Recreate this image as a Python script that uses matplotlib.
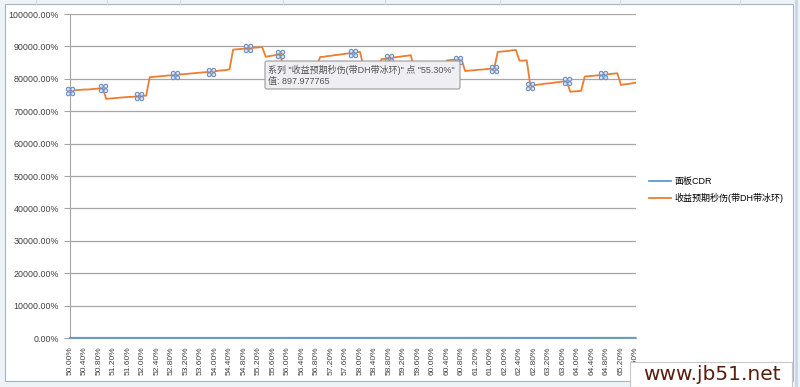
import matplotlib.pyplot as plt
import numpy as np
from matplotlib.path import Path
from matplotlib.patches import Rectangle, FancyBboxPatch
from matplotlib.ticker import FuncFormatter, FixedLocator

plt.rcParams['font.family'] = ['Liberation Sans', 'Noto Sans CJK SC', 'DejaVu Sans']

# categories: 50.00% .. 65.60% in 0.10% steps
categories = [round(50 + i * 0.1, 2) for i in range(157)]

# 收益预期秒伤(带DH带冰环), raw values (axis shows value*100 %)
dps = [763, 764, 765, 766, 767, 767, 768, 769, 770, 771,
       738, 739, 740, 741, 742, 743, 744, 744, 745, 746, 747, 748,
       805, 806, 807, 808, 809, 810, 811, 812, 813, 814, 815, 816, 817, 818,
       819, 820, 821, 822, 823, 825, 826, 827, 829,
       890, 891, 892, 893, 894, 895, 896, 897, 897.977765,
       868, 870, 872, 874, 876,
       829, 830, 831, 832, 833, 834, 835, 836, 837, 838,
       867, 868, 870, 871, 873, 874, 876, 877, 879, 880, 882, 883,
       835, 836, 837, 838, 839,
       861, 862, 864, 865, 867, 868, 870, 871, 873,
       830, 831, 832, 833, 834, 835, 836, 837, 838, 857, 858, 859, 859, 860,
       824, 825, 826, 827, 828, 829, 830, 831, 831,
       883, 884, 885, 886, 888, 889,
       856, 856, 857,
       779, 780, 782, 783, 785, 786, 787, 789, 790, 792, 793,
       760, 761, 762, 763,
       807, 808, 809, 810, 811, 812, 813, 815, 816, 817,
       781, 783, 784, 786, 788]

# 面板CDR (same as the category value)
cdr = [c / 100 for c in categories]

# points showing selection handles
sel_idx = [0, 9, 19, 29, 39, 49, 58, 68, 78, 88, 98, 107, 117, 127, 137, 147]

blue = '#5b9bd5'
orange = '#ed7d31'

fig = plt.figure(figsize=(8, 3.87), dpi=100)

# background frame (pixel coords)
bg = fig.add_axes([0, 0, 1, 1], zorder=-5)
bg.set_xlim(0, 800)
bg.set_ylim(387, 0)
bg.axis('off')
bg.add_patch(Rectangle((0, 0), 800, 387, facecolor='#eef3f8', edgecolor='none'))
for gx in [36, 107, 180, 283, 385, 500, 620, 740]:
    bg.plot([gx, gx], [0, 4], color='#d4dbe4', lw=0.8)
bg.add_patch(Rectangle((5, 4), 788, 377, facecolor='white', edgecolor='#a9b4c2', lw=0.8))
bg.plot([796, 796], [0, 387], color='#c9d6e3', lw=2)

x = np.arange(len(categories))
ax = fig.add_axes([70 / 800, 1 - 338 / 387, 565.5 / 800, 324 / 387])
ax.set_facecolor('white')
ax.plot(x, cdr, color=blue, lw=1.3, label='面板CDR', zorder=3, clip_on=False)
ax.plot(x, dps, color=orange, lw=1.3, label='收益预期秒伤(带DH带冰环)', zorder=3)

# selection handle glyph: 4 small circles
circ = [Path.circle((dx, dy), 0.85) for dx in (-1, 1) for dy in (-1, 1)]
handle = Path.make_compound_path(*circ)
ax.plot(x[sel_idx], [dps[i] for i in sel_idx], linestyle='none', marker=handle,
        ms=6, mfc='#dbe5f2', mec='#6f8fbf', mew=0.8, zorder=4, clip_on=False)

ax.set_xlim(0, 156)
ax.set_ylim(0, 1000)
ax.yaxis.set_major_locator(FixedLocator(np.arange(0, 1001, 100)))
ax.yaxis.set_major_formatter(FuncFormatter(lambda v, p: f'{v * 100:.2f}%'))
ax.grid(axis='y', color='#a6a6a6', lw=0.9)
ax.set_axisbelow(True)

ticks = x[::4]
ax.set_xticks(ticks)
ax.set_xticklabels([f'{categories[i]:.2f}%' for i in ticks], rotation=90)
ax.tick_params(axis='x', length=0, pad=6, labelsize=6, colors='#404040')
ax.tick_params(axis='y', length=4, width=0.8, color='#a6a6a6', pad=4,
               labelsize=6.4, labelcolor='#404040')
for s in ['top', 'right']:
    ax.spines[s].set_visible(False)
ax.spines['left'].set_color('#a6a6a6')
ax.spines['bottom'].set_color('#a6a6a6')

leg = ax.legend(loc='center left', bbox_to_anchor=(641 / 800, 1 - 190 / 387),
                bbox_transform=fig.transFigure, frameon=False, fontsize=6.5,
                handlelength=2.4, handletextpad=0.4, labelspacing=0.8)

# overlay: tooltip and watermark
ov = fig.add_axes([0, 0, 1, 1], zorder=10)
ov.set_xlim(0, 800)
ov.set_ylim(387, 0)
ov.axis('off')
ov.patch.set_alpha(0)
ov.add_patch(FancyBboxPatch((265, 61), 195, 28, boxstyle='round,pad=0,rounding_size=2',
                            facecolor='#eeeef3', edgecolor='#9b9b9b', lw=0.8))
ov.text(268, 70, '系列 "收益预期秒伤(带DH带冰环)" 点 "55.30%"', fontsize=6.5,
        color='#555555', va='center', ha='left')
ov.text(268, 81.5, '值: 897.977765', fontsize=6.5, color='#555555',
        va='center', ha='left')

ov.add_patch(Rectangle((630, 362), 162, 25, facecolor='white', edgecolor='#c8c8c8', lw=0.8))
ov.text(712, 375, 'www.jb51.net', fontsize=14.5, color='#5a1e0e', ha='center',
        va='center', family='DejaVu Sans')

fig.savefig('out.png', dpi=100)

****************************************

→ Your task: Your task is to return the lines above, from the first one up to and including the line containing "categories = [round(50", minus any pictures.

→ Exercise solution:
Recreate this image as a Python script that uses matplotlib.
import matplotlib.pyplot as plt
import numpy as np
from matplotlib.path import Path
from matplotlib.patches import Rectangle, FancyBboxPatch
from matplotlib.ticker import FuncFormatter, FixedLocator

plt.rcParams['font.family'] = ['Liberation Sans', 'Noto Sans CJK SC', 'DejaVu Sans']

# categories: 50.00% .. 65.60% in 0.10% steps
categories = [round(50 + i * 0.1, 2) for i in range(157)]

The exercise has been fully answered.